Bonjour, mon cher petit homme, comment allez-vous ce matin ? Je ne vous demande pas comment vous m’aimez parce que je sais bien que la réponse se ferait attendre, surtout si vous êtes descendu dans le fameux puitsa artésien que votre génie fouille et creuse pour en faire jaillir des sources d’admirable poésie, moi qui reste tout naïvement sur le PLANCHER DES VACHES. Je vous aime, je vous attends et je vous crie de toute la force de mon âme : Toto, m’aimes-tu ? Je fais des vœux bien ardents pour que ton travail cesse pendant quelque temps.
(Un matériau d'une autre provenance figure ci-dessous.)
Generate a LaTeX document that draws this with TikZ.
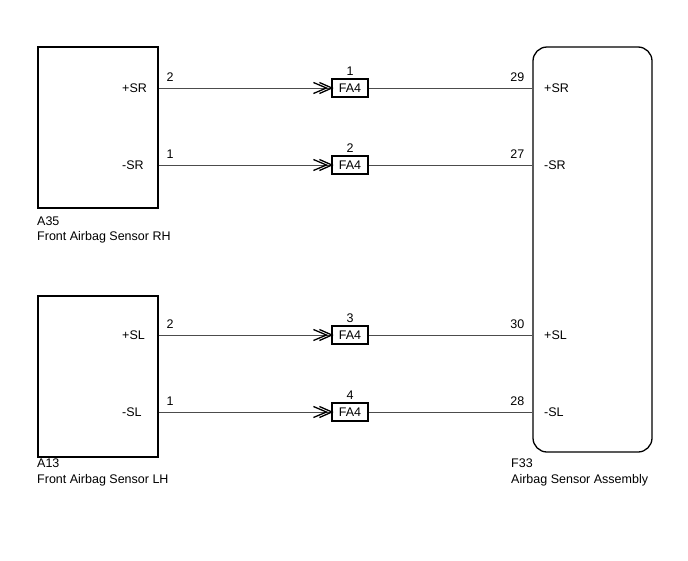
\documentclass[tikz,border=0pt]{standalone}
\usepackage{fontspec}
\setmainfont{Liberation Sans}
\begin{document}
\begin{tikzpicture}[x=1pt,y=-1pt,
  every node/.style={font=\fontsize{12.5}{14}\selectfont, inner sep=0pt},
  compbox/.style={draw=black, line width=1.3pt, minimum width=120pt, minimum height=161pt},
  ecubox/.style={draw=black, line width=1.3pt, rounded corners=14pt, minimum width=119pt, minimum height=405pt},
  connbox/.style={draw=black, line width=1.1pt, minimum width=36pt, minimum height=18pt},
  wire/.style={draw=black!70, line width=0.9pt},
  chev/.style={draw=black, line width=1.3pt},
  lbl/.style={anchor=base west},
  lblr/.style={anchor=base east}]
\useasboundingbox (0,0) rectangle (688,560);

% components
\node[compbox] (a35) at (98,127.5) {};
\node[compbox] (a13) at (98,376.5) {};
\node[ecubox] (f33) at (592.5,249.5) {};

% connectors
\node[connbox] (c1) at (350,88) {FA4};
\node[connbox] (c2) at (350,165) {FA4};
\node[connbox] (c3) at (350,335) {FA4};
\node[connbox] (c4) at (350,412) {FA4};

\foreach \c/\n in {c1/1,c2/2,c3/3,c4/4}{
  \node[anchor=base] (\c num) at ([yshift=12.5pt]\c.center) {\n};
  \draw[wire] (\c.west -| a35.east) -- (\c.west);
  \draw[wire] (\c.east) -- (\c.east -| f33.west);
  \draw[chev] ([xshift=-18pt,yshift=-5.5pt]\c.west) -- ([xshift=-5pt]\c.west) -- ([xshift=-18pt,yshift=5.5pt]\c.west);
  \draw[chev] ([xshift=-12pt,yshift=-5.5pt]\c.west) -- ([xshift=0.5pt]\c.west) -- ([xshift=-12pt,yshift=5.5pt]\c.west);
}

% left component pins
\node[lbl] (l1) at (122,92) {+SR};
\node[lbl] (l2) at (122,169.5) {-SR};
\node[lbl] (l3) at (122,339) {+SL};
\node[lbl] (l4) at (122,416.5) {-SL};
\node[lbl] (p1) at (166.5,81.5) {2};
\node[lbl] (p2) at (166.5,158.5) {1};
\node[lbl] (p3) at (166.5,328.5) {2};
\node[lbl] (p4) at (166.5,405.5) {1};

% right component pins
\node[lbl] (r1) at (544,92) {+SR};
\node[lbl] (r2) at (544,169.5) {-SR};
\node[lbl] (r3) at (544,339) {+SL};
\node[lbl] (r4) at (544,416.5) {-SL};
\node[lblr] (q1) at (524.5,81.5) {29};
\node[lblr] (q2) at (524.5,158.5) {27};
\node[lblr] (q3) at (524.5,328.5) {30};
\node[lblr] (q4) at (524.5,405.5) {28};

% component names
\node[lbl] (n1) at (37,225) {A35};
\node[lbl] (n2) at (37,240) {Front Airbag Sensor RH};
\node[lbl] (n3) at (37,467) {A13};
\node[lbl] (n4) at (37,483.5) {Front Airbag Sensor LH};
\node[lbl] (n5) at (511,467) {F33};
\node[lbl] (n6) at (511,483.5) {Airbag Sensor Assembly};
\end{tikzpicture}
\end{document}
Je suis vraiment fatiguée de t’aimer toute seule. Avec ça que vous avez l’imprudence de me laisser la BOÎTE DE PANDORE, les comestibles de Tantale. Je ne parle pas des femmes nues de Saint-Antoine, attendu que toutes leurs cachuchas [1] ne me feraient pas sourciller, mais j’ai là vos vers qui me font venir l’eau à la bouche, le VADE RETRO SATANAS lui-même n’a que peu de succès sur la tentation qui me prend de mettre mon bec dans cette délicieuse pâture. La seule chose qui me retienne, c’est la parole donnée et la crainte de vous déplaire. Je vous aime, allez, plus que vous ne méritez.

Juliette

BnF, Mss, NAF 16338, f. 103-104
Transcription de Madeleine Liszewski assistée de Florence Naugrette

a) « puis ».


28 avril [1839], dimanche soir, 11 h. ¾

Mon cher petit bijou d’homme, je vous aime, si vous revenez tout de suite, vous serez le plus charmant des Toto comme vous en êtes déjà le plus aimé. Je n’ai pas voulu sortir ce soir parce que je n’étais pas prête, que je suis un peu mal à mon aise et qu’il fait très froid. J’ai par devers moi l’exemple de la cocotte et je n’ai pas envie d’en être réduitea à me moucher dans les barreaux de ma cage, c’est bien assez de regarder à travers. Pauvre petite bête, je ris mais je n’en ai pas la moindre envie, car il me semble impossible qu’elle puisse résister à une si longue et si fatiganteb maladie. Je l’ai mise sur ma petite table ronde pour être plus à même de lui porter secours et puis je l’ai recouverte avec le tapis turc. J’ai aussi donné l’ordre à ma servante d’aller prendre une consultation demain matin chez l’oiseleur. Je donnerais tout au monde pour l’empêcher de souffrir, j’y tiens comme [à] un souvenir vivant de ta bonté et de ta grâce charmante à me donner tout ce qui peut me faire plaisir et que tu as à ta disposition. Enfin j’y mets tous mes soins et si elle meurt ce ne sera pas ma faute. Baise-moi, aime-moi et reviens tout de suite auprès de ta vieille Juju. C’est si bon de t’avoir là auprès de moi et de te caresser.

Juliette

BnF, Mss, NAF 16338, f. 105-106
Transcription de Madeleine Liszewski assistée de Florence Naugrette

a) « réduit ».
b) « fatiguante ».

Notes

[1Danse espagnole exécutée en solo et accompagnée de guitare ou castagnettes, la cacucha avait été popularisée en France par Fanny Elssler depuis 1836 (dans Le Diable boîteux de Coralli).